What this task involves: Retype verbatim only the lines below, starting at the one that contains "Output the Python" and ending at the one that contains "0.47, 0.25, 0.06]". Pictures are excluded from the copy.

Rows:
## start

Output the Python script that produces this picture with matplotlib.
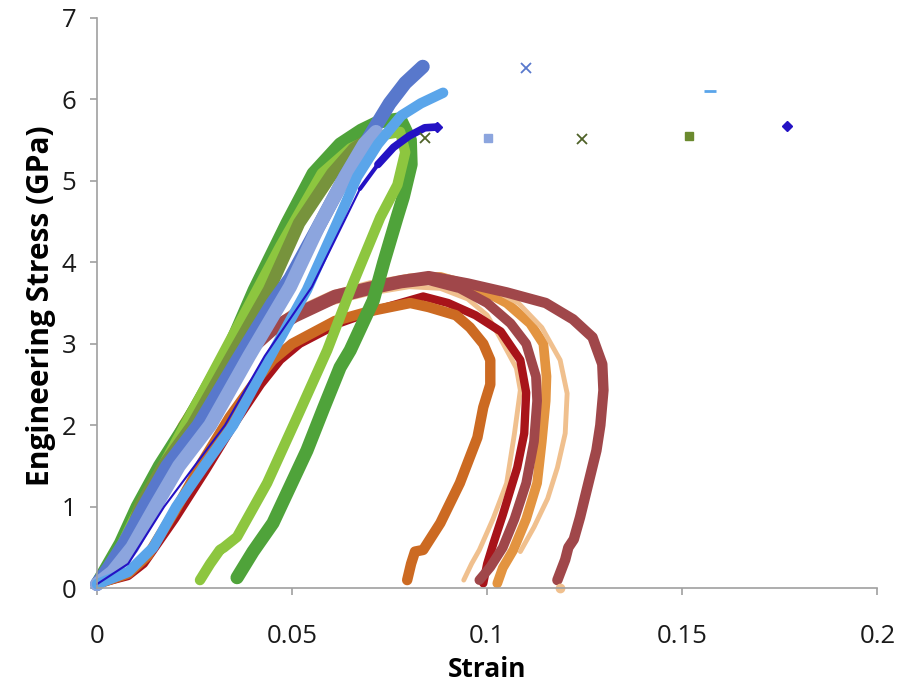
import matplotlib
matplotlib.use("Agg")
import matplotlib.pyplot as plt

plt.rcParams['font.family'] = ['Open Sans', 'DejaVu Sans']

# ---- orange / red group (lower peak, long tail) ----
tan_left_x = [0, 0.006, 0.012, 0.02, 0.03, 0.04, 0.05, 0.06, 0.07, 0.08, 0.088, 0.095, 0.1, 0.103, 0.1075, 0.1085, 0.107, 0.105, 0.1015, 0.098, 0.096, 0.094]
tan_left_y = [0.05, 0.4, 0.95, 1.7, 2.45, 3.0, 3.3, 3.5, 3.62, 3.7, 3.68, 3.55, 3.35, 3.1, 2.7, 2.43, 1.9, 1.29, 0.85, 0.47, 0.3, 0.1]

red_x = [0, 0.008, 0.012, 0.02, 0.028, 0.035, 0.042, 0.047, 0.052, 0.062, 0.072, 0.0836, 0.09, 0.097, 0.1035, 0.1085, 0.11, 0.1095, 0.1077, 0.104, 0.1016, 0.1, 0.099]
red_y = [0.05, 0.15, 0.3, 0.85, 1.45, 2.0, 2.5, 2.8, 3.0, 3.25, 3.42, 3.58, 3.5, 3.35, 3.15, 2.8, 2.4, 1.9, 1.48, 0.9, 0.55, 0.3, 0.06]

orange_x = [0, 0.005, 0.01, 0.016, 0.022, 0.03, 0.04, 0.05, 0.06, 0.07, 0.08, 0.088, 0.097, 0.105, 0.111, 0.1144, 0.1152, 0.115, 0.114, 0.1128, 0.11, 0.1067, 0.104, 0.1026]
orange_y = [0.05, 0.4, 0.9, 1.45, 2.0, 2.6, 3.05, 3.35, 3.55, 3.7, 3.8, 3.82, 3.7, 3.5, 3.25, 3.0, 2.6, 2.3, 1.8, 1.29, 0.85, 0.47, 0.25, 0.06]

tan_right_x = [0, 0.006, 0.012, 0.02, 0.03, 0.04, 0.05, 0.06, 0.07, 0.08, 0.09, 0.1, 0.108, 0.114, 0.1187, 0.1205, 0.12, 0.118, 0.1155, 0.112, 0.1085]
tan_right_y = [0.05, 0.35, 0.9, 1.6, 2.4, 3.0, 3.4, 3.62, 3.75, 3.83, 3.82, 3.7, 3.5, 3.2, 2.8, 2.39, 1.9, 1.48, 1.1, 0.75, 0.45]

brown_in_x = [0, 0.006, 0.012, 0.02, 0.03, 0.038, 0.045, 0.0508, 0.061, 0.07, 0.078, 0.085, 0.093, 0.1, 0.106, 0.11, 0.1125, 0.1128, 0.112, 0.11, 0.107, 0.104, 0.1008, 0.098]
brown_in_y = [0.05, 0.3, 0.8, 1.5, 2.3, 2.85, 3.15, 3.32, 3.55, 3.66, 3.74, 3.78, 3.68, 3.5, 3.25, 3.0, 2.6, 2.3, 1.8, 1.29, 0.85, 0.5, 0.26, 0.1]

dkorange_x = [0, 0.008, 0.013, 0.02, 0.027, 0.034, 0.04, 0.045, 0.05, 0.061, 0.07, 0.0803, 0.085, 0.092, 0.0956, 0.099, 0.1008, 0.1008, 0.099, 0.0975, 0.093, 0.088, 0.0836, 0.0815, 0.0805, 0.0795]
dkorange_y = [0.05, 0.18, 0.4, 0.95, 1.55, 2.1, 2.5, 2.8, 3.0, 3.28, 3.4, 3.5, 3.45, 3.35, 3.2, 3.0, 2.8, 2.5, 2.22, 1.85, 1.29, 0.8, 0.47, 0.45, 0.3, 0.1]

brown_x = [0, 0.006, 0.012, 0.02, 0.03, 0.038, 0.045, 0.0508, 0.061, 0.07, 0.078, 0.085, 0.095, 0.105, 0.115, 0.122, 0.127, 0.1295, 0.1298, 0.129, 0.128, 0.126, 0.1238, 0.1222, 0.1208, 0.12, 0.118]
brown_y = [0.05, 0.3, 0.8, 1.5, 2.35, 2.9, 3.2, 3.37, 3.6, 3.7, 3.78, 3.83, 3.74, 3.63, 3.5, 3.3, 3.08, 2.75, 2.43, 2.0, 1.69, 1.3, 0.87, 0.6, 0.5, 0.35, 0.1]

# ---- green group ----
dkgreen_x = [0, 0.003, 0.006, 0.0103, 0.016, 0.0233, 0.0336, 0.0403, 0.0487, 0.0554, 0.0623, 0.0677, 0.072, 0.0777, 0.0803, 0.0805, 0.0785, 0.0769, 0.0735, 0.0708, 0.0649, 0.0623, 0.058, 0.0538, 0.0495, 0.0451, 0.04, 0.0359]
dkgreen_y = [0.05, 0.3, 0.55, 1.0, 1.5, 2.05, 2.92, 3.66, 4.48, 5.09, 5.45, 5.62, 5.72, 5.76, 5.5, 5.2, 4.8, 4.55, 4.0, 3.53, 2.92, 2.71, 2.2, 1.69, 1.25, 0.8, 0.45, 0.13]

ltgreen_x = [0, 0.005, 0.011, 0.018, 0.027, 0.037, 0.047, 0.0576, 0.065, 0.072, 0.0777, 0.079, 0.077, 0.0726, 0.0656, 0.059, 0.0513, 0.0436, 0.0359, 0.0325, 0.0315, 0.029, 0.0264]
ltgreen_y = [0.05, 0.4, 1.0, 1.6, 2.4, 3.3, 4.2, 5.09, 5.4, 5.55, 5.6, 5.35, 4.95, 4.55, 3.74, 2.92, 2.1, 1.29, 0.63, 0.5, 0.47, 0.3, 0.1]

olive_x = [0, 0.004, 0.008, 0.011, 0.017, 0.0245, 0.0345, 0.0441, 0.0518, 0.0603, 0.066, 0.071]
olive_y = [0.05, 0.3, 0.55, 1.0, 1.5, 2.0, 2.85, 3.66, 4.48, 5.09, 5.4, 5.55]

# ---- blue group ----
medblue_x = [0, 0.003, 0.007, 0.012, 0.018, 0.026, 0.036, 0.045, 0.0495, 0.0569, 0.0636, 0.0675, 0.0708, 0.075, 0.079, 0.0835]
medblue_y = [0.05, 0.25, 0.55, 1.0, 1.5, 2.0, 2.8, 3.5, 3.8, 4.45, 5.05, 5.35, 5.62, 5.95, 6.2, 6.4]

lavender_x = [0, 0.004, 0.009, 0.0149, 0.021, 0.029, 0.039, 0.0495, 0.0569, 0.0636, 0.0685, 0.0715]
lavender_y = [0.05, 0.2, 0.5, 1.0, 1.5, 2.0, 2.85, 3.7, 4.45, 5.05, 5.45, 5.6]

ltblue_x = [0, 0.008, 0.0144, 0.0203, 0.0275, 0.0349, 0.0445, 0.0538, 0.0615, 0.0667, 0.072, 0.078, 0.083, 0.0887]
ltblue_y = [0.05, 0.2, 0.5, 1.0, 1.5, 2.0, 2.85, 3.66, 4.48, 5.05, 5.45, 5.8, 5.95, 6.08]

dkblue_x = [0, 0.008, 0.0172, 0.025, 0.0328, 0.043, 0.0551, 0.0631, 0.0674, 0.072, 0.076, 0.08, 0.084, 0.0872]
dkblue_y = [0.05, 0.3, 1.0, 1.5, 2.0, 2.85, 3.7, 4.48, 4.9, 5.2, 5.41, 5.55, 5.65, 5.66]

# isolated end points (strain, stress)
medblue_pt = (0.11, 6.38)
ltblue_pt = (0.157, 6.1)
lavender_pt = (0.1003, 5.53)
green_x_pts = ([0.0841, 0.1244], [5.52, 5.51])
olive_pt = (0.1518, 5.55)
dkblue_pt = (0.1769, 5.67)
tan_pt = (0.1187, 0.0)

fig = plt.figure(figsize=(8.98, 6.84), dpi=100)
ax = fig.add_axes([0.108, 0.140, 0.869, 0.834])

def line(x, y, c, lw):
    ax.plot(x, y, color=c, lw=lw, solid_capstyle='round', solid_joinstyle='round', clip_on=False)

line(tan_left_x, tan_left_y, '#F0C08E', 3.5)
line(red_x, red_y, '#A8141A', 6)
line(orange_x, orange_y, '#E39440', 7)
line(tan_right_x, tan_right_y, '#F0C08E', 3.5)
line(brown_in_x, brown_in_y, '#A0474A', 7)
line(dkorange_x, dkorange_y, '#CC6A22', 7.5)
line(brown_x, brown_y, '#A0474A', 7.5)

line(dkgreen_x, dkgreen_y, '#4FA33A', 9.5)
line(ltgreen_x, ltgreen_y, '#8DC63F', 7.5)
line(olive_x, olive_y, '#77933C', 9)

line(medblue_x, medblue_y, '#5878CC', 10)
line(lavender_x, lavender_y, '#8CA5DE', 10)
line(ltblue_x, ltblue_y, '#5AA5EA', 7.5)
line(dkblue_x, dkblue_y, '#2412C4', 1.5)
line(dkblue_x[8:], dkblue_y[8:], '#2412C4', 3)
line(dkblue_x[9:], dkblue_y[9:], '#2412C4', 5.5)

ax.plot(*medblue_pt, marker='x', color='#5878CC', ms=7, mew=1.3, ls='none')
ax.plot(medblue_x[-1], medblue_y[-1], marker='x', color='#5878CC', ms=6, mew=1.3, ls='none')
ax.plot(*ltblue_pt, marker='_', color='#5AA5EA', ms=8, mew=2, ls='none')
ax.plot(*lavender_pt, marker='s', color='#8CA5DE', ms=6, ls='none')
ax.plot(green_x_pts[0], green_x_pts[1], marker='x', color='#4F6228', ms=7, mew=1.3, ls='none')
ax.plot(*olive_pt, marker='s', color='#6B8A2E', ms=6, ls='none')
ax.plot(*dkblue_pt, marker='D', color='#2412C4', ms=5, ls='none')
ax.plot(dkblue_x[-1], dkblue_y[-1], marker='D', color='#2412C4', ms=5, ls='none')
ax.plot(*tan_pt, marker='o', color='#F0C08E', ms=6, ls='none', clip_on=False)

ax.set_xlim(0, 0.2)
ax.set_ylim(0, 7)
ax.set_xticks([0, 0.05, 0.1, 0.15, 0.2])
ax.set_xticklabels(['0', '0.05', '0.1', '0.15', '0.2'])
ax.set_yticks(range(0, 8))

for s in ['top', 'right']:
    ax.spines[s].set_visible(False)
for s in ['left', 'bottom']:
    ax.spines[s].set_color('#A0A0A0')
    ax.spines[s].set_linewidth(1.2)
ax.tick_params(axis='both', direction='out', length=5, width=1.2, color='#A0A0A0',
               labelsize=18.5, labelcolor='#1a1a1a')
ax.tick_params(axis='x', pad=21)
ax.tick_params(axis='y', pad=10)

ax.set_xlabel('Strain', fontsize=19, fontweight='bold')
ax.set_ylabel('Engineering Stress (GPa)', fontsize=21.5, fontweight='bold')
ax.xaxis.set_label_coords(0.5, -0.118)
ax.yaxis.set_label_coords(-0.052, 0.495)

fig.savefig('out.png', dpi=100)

## end
## start

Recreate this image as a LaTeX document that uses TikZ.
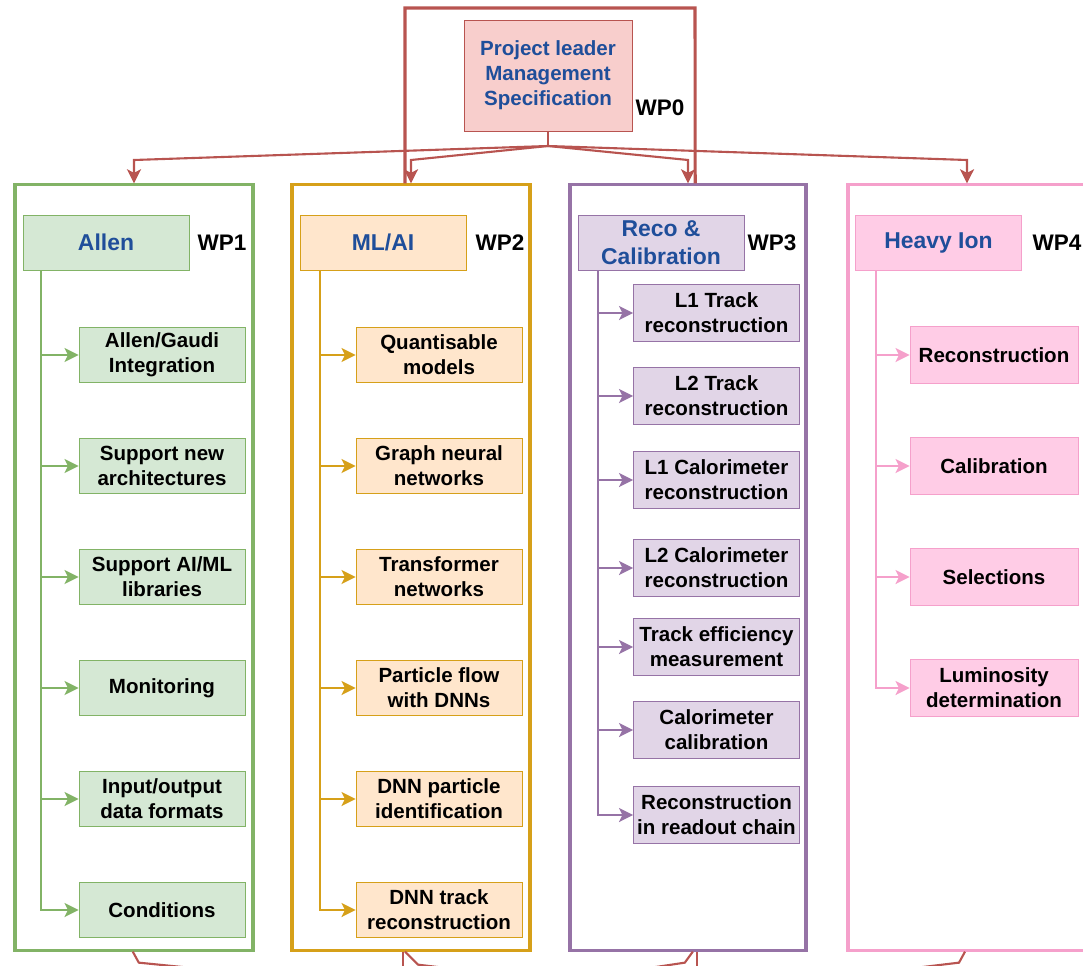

## end

Task result:
Output the Python script that produces this picture with matplotlib.
import matplotlib
matplotlib.use("Agg")
import matplotlib.pyplot as plt

plt.rcParams['font.family'] = ['Open Sans', 'DejaVu Sans']

# ---- orange / red group (lower peak, long tail) ----
tan_left_x = [0, 0.006, 0.012, 0.02, 0.03, 0.04, 0.05, 0.06, 0.07, 0.08, 0.088, 0.095, 0.1, 0.103, 0.1075, 0.1085, 0.107, 0.105, 0.1015, 0.098, 0.096, 0.094]
tan_left_y = [0.05, 0.4, 0.95, 1.7, 2.45, 3.0, 3.3, 3.5, 3.62, 3.7, 3.68, 3.55, 3.35, 3.1, 2.7, 2.43, 1.9, 1.29, 0.85, 0.47, 0.3, 0.1]

red_x = [0, 0.008, 0.012, 0.02, 0.028, 0.035, 0.042, 0.047, 0.052, 0.062, 0.072, 0.0836, 0.09, 0.097, 0.1035, 0.1085, 0.11, 0.1095, 0.1077, 0.104, 0.1016, 0.1, 0.099]
red_y = [0.05, 0.15, 0.3, 0.85, 1.45, 2.0, 2.5, 2.8, 3.0, 3.25, 3.42, 3.58, 3.5, 3.35, 3.15, 2.8, 2.4, 1.9, 1.48, 0.9, 0.55, 0.3, 0.06]

orange_x = [0, 0.005, 0.01, 0.016, 0.022, 0.03, 0.04, 0.05, 0.06, 0.07, 0.08, 0.088, 0.097, 0.105, 0.111, 0.1144, 0.1152, 0.115, 0.114, 0.1128, 0.11, 0.1067, 0.104, 0.1026]
orange_y = [0.05, 0.4, 0.9, 1.45, 2.0, 2.6, 3.05, 3.35, 3.55, 3.7, 3.8, 3.82, 3.7, 3.5, 3.25, 3.0, 2.6, 2.3, 1.8, 1.29, 0.85, 0.47, 0.25, 0.06]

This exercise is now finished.